Бабушка любила Эдика, как мне казалось, даже больше, чем Лиду. Дома Эдик тоже оказывался постоянным объектом для шуток, родственники давали ему самые разные прозвища. Он звонко и красиво смеялся, смущаясь и негодуя, но все же откликался. Даже его мама, тетя Клава, присоединялась к нашим шуткам. Чаще всего Эдика называли Правнук, хотя прабабушки у него не было. По-моему, ему эта кличка нравилась, особенно когда к слову «Правнук» добавлялось «любимый».
Расскажу одну историю, которая приключилась с Эдиком и Женей Могилевским. На нашей улице Охотничьей жила пожилая женщина, имени которой я не знала. Соседи же звали ее «бабка-ведьма», присвоив ей это звание как раз после истории с нашими двумя «героями-богатырями». Поговаривали шепотком, что она может лечить заговорами, убирать порчу, обладает даром гипноза. Как всегда, нашему авантюристу Жене — Жеку-Шалаве — захотелось попробовать урюк из сада этой женщины.
— Может, не надо? — слабо возразил Эдик. — Говорят, она колдунья!
— Вот и хорошо, проверим! Потом будем к ней постоянно лазать за урюком.
Решили — и пошли. Легко перескочили через невысокий дувал, неторопливо обошли сад, высматривая, что и где растет. Остановились около дерева.
— А вот и урючина, — обрадовался Женя.
— Нет, не урючина. Это яблоня, — возразил Эдик.
— Много ты понимаешь! — высокомерно ответил Женя и начал рвать спелые плоды, складывая их, как обычно, за майку. Вдруг у Эдика закружилась голова, и он увидел, что дувал растет, становясь все выше и выше. Вот он уже выше Эдика, потом выше Жени и все растет и растет!
— Бежим! — крикнул Эдик. — Смотри, он растет, мы не перелезем обратно!
Тут уже и Женя испугался, когда увидел, что вместо дувала стоит высоченный, на уровне дома, забор. Никого нет. Тишина. Даже солнце исчезло, стало темнеть. Ребята обезумели от страха и заорали срывающимися петушиными голосами:
— Бабушка, спаси нас! Мы больше никогда не полезем к тебе в сад!
Им казалось, что они продираются сквозь колючие заросли и никак не могут добраться до бабушки, которая стоит на крыльце дома и громко смеется. Эдик потом рассказывал, что от страха потерял сознание. Когда пришел в себя, увидел, что они с Женей стоят рядом с бабушкой, высоченного забора нет, стоит тот же низенький дувал, а у Жени под майкой штук пять яблок. Бабушка, весело смеясь, подает им по горстке урюка со словами:
— Попробуйте мой урюк. Очень вкусный! Яблоки выбрось, у твоей мамы самые вкусные яблоки. Больше не воруй!

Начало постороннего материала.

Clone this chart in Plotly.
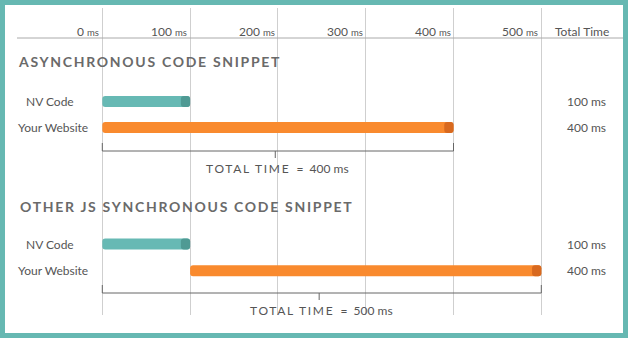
import plotly.graph_objects as go

# ---------------- data ----------------
section_titles = ["ASYNCHRONOUS CODE SNIPPET", "OTHER JS SYNCHRONOUS CODE SNIPPET"]
row_labels = ["NV Code", "Your Website"]
async_starts = [0, 0]
async_durations = [100, 400]
sync_starts = [0, 100]
sync_durations = [100, 400]
tick_values = [0, 100, 200, 300, 400, 500]
unit = "ms"
total_header = "Total Time"
total_label = "TOTAL TIME"

# ---------------- styles / layout ----------------
W, H = 628, 338
FONT = "Lato"
TEAL = "#67b9b4"
TEAL_DARK = "#4f9a94"
ORANGE = "#f98a2e"
ORANGE_DARK = "#d8691f"
TEXT = "#555555"
TITLE = "#6a6a6a"
GRID = "#cfcfcf"
CAP_MS = 10.5

sections = [
    dict(title=section_titles[0], starts=async_starts, durs=async_durations,
         title_y=61, row_y=[101.5, 127.5], bracket_y=151, label_y=168, title_x=16),
    dict(title=section_titles[1], starts=sync_starts, durs=sync_durations,
         title_y=206, row_y=[244, 270.7], bracket_y=293, label_y=310, title_x=18),
]
label_x = [23.5, 16]
bar_colors = [TEAL, ORANGE]
cap_colors = [TEAL_DARK, ORANGE_DARK]

fig = go.Figure()

ys, bases, lens, cols, cap_bases, cap_cols = [], [], [], [], [], []
for sec in sections:
    for i in range(len(row_labels)):
        s, d = sec["starts"][i], sec["durs"][i]
        ys.append(sec["row_y"][i])
        bases.append(s)
        lens.append(d)
        cols.append(bar_colors[i])
        cap_bases.append(s + d - CAP_MS)
        cap_cols.append(cap_colors[i])

fig.add_trace(go.Bar(orientation="h", y=ys, x=lens, base=bases, width=11,
                     marker=dict(color=cols, line=dict(width=0)), hoverinfo="skip"))
fig.add_trace(go.Bar(orientation="h", y=ys, x=[CAP_MS] * len(ys), base=cap_bases, width=11,
                     marker=dict(color=cap_cols, line=dict(width=0)), hoverinfo="skip"))

annotations = []
shapes = []

# tick labels
for v in tick_values:
    annotations.append(dict(
        x=v, xref="x", y=31, yref="y", xanchor="right", yanchor="middle", xshift=-1,
        text=f"{v} <span style='font-size:9.5px'>{unit}</span>", showarrow=False,
        font=dict(family=FONT, size=12, color=TEXT)))
annotations.append(dict(
    x=582 / W, xref="paper", y=31, yref="y", xanchor="center", yanchor="middle",
    text=total_header, showarrow=False, font=dict(family=FONT, size=12, color=TEXT)))

# header line
shapes.append(dict(type="line", xref="paper", yref="y", x0=17 / W, x1=1, y0=38, y1=38,
                   line=dict(color="#aaaaaa", width=1)))

for sec in sections:
    annotations.append(dict(
        x=sec["title_x"] / W, xref="paper", y=sec["title_y"], yref="y",
        xanchor="left", yanchor="middle", showarrow=False,
        text=f"<span style='letter-spacing:1.7px'>{sec['title']}</span>",
        font=dict(family=FONT, size=14, color=TITLE, weight=700)))
    for i, lab in enumerate(row_labels):
        annotations.append(dict(
            x=label_x[i] / W, xref="paper", y=sec["row_y"][i], yref="y",
            xanchor="left", yanchor="middle", text=lab, showarrow=False,
            font=dict(family=FONT, size=12, color=TEXT)))
        annotations.append(dict(
            x=586 / W, xref="paper", y=sec["row_y"][i], yref="y",
            xanchor="center", yanchor="middle", text=f"{sec['durs'][i]} {unit}",
            showarrow=False, font=dict(family=FONT, size=12, color=TEXT)))
    total = max(s + d for s, d in zip(sec["starts"], sec["durs"]))
    by = sec["bracket_y"]
    lc = dict(color="#666666", width=1)
    shapes.append(dict(type="line", xref="x", yref="y", x0=0, x1=total, y0=by, y1=by, line=lc))
    shapes.append(dict(type="line", xref="x", yref="y", x0=0, x1=0, y0=by - 8, y1=by, line=lc))
    shapes.append(dict(type="line", xref="x", yref="y", x0=total, x1=total, y0=by - 8, y1=by, line=lc))
    shapes.append(dict(type="line", xref="x", yref="y", x0=total / 2 - 3, x1=total / 2 - 3,
                       y0=by, y1=by + 7, line=lc))
    annotations.append(dict(
        x=total / 2, xref="x", y=sec["label_y"], yref="y", xanchor="center", yanchor="middle",
        showarrow=False,
        text=f"<span style='letter-spacing:1.7px'>{total_label}</span>\u00a0 =\u00a0 {total} {unit}",
        font=dict(family=FONT, size=12, color=TEXT)))

# teal frame
shapes.append(dict(type="rect", xref="paper", yref="paper", x0=0, x1=1, y0=0, y1=1,
                   line=dict(color="#66b8b2", width=10), layer="above"))

px0, px500 = 102.3, 541.3
ppm = (px500 - px0) / 500.0
xr = [-px0 / ppm, (W - px0) / ppm]

fig.update_layout(
    width=W, height=H, margin=dict(l=0, r=0, t=0, b=0),
    paper_bgcolor="white", plot_bgcolor="rgba(0,0,0,0)",
    showlegend=False, barmode="overlay", barcornerradius=3,
    font=dict(family=FONT),
    xaxis=dict(range=xr, domain=[0, 1], tickvals=tick_values, showticklabels=False,
               showgrid=True, gridcolor=GRID, gridwidth=1, zeroline=False,
               showline=False, ticks="", fixedrange=True),
    yaxis=dict(range=[315, 8], domain=[1 - 315 / H, 1 - 8 / H], showgrid=False,
               showticklabels=False, zeroline=False, showline=False, ticks="",
               fixedrange=True),
    annotations=annotations, shapes=shapes,
)

fig.write_html("out.html", config={"displayModeBar": False})
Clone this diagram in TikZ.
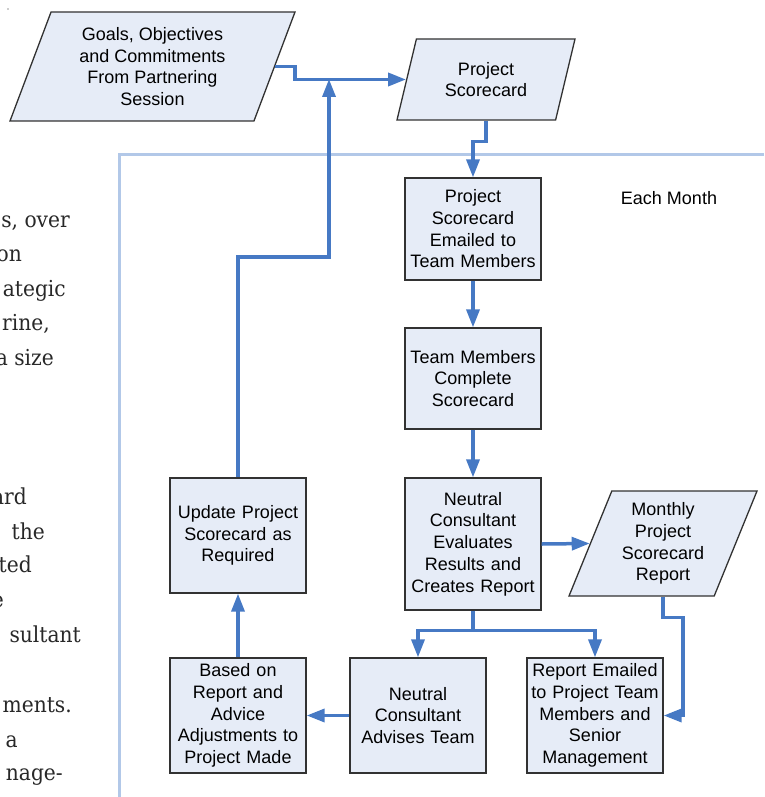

Эти слова относились к Жене. Эдику старушка ничего не сказала. Довела до калитки, открыла, потрепала ребят по макушкам:
— Приходите ко мне в гости, только через калитку, а то, не ровен час, через забор не перелезете!
Смеясь, закрыла за ними калитку и ушла к себе в дом.
Наши «герои» поплелись домой и в этот день «героических подвигов» больше не совершали. У них просто не осталось сил. С тех пор Женя лазать по садам не перестал, но дом колдуньи опасливо обходил стороной. Эдик же «за компанию» иногда посещал чужие сады, но с очень большой осторожностью. Интересно, что у Жениной мамы и правда был хороший большой сад. Она была добрая, интеллигентная женщина, не понимала увлечения своего сына чужими садами и очень стеснялась.
Уже в Красноярске, комментируя это событие, тетя Клава говорила, что бабка обладала даром гипноза. Когда-то она работала в цирке. В годы репрессий ей удалось бежать из города, какого — никто не знал, и, что называется, залечь на дно.
* * *
Пришлось в свое время залечь на дно и самой тете Клаве Вебер — Дженибагян по мужу.
Я уже рассказывала о том, что тетя Клава еще в ранней юности дружила с моим папой — оба были комсомольскими активистами и вместе занимались ликвидацией безграмотности на селе, когда Клава, учившаяся в Томском педагогическом институте, приезжала домой на каникулы. Незадолго до окончания института она познакомилась в Томске с молодым инженером-армянином родом из Еревана, Суреном Дженибагяном. Молодые люди полюбили друг друга, поженились и, после того как Клава окончила институт, уехали в Ереван. Там в 1936 году у них родился мой двоюродный брат Эдик.